L’esprit et la vérité se reconnaissent peut-être encore dans la rencontre que produisent les mots. Elle est très simple au départ : « Donne-moi à boire » ; mais elle révèle que par-delà ce qui est demandé se produit une sorte de miracle. Les disciples en prennent conscience en revenant près du maître : « Ils étaient étonnés… » Il n’était pas courant, dans cette civilisation patriarcale, qu’un homme parle à une femme surtout à une Samaritaine. L’esprit souffle et la vérité advient lorsque les mots prononcés permettent que, par-delà toutes les distances culturelles, on réussit à se rejoindre et à s’entendre.
L’esprit et la vérité se reconnaissent dans la manière dont se produit le miracle. La rencontre est originale en ce que les mots sont appel au don : « Donne-moi à boire ! » Cet impératif est important : « don » ou « donner » reviennent neuf fois de suite dans la première partie du texte. L’important n’est pas seulement de donner, mais de demander. Par-delà l’eau qui pourra apaiser la soif, Jésus fait entrer en cet espace invisible que désignent les mots « esprit » et « vérité ». Donner et demander sont deux activités inséparables et Jésus le fait entendre : « c’est toi qui lui aurais demandé… »
L’esprit et la vérité résident en fait au cœur de chacun des humains, dans ce jeu d’échange comme celui où Jésus s’est engagé en territoire samaritain. L’acte de donner et de demander sont au lieu où les temples des religions, celui du Mont Garizim ou celui de Jérusalem, sont dépassés. C’est là que parle Dieu : « Si tu savais le don de Dieu et qui est celui qui te dit “donne-moi à boire” c’est toi qui lui aurais demandé et il t’aurait donné de l’eau vive… l’eau que je donnerai deviendra en lui une source d’eau jaillissant pour la vie éternelle. » Demander c’est désirer et donner conduit à entrer dans le désir de l’autre. La demande et le don qu’elle risque d’entraîner tournent les uns vers les autres. La demande et le don ne s’arrêtent pas à l’objet transmis ; ils créent un lien entre les partenaires et ce lien manifeste le travail de l’amour qui passe par le cœur. À travers ce qu’on donne et ce qu’on demande se manifeste le don d’un Autre qui nous donne d’aimer, présent en nous comme une source qui apaise et qui abreuve.

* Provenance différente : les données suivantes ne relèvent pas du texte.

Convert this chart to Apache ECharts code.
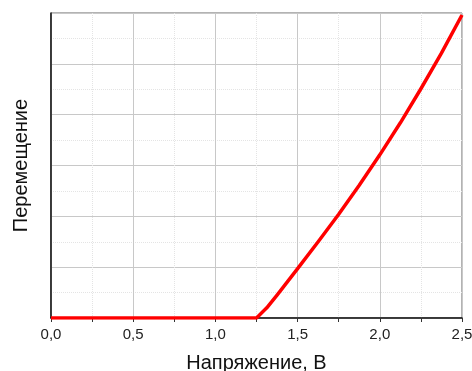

Les blés sont mûrs pour la moisson
Les religions promettent une vie autre à la fin des temps ; elles considèrent parfois que c’est en se soumettant à leurs dogmes et à leurs principes moraux qu’on s’achemine vers un univers heureux. Ce faisant elles circonscrivent des ensembles humains qui risquent de se replier sur eux-mêmes ; elles deviennent alors semblables à n’importe quel pays qui, pour défendre ses frontières ou ses « valeurs », se protège des nations voisines. Dans ces conditions elles alimentent les forces de mort qui couvent dans l’histoire. Jésus sort des frontières de la judaïté pour s’ouvrir au monde des Samaritains ; il brise les interdits sociaux pour parler à une femme. Certes, il ne cesse pas de s’affirmer comme juif, mais il fait apparaître que ce monde de la fin des temps est déjà là et dépasse tous les ensembles humains. Dans la littérature juive, pour désigner la fin du monde, on parle de moisson. En réalité, si l’on sait demander ou donner, on peut considérer que les blés sont mûrs : « Regardez les champs dorés pour la moisson. » C’est déjà le temps où il faut embaucher ceux qui doivent les faucher.
Ne soyons pas dupes de notre appartenance à l’Église catholique. Elle permet de maintenir vivant le message de Jésus, mais nous avons à l’aider à se maintenir « dans l’esprit et la vérité » ; elle est une religion, mais Celui auquel elle se réfère nous apprend à ne pas en être prisonniers et à préférer à toute nourriture l’amour qui est communiqué à chaque homme. Nous avons en nous une nourriture que nous ne connaissons pas. En vivre c’est libérer les forces de Dieu qui veulent étouffer la mort.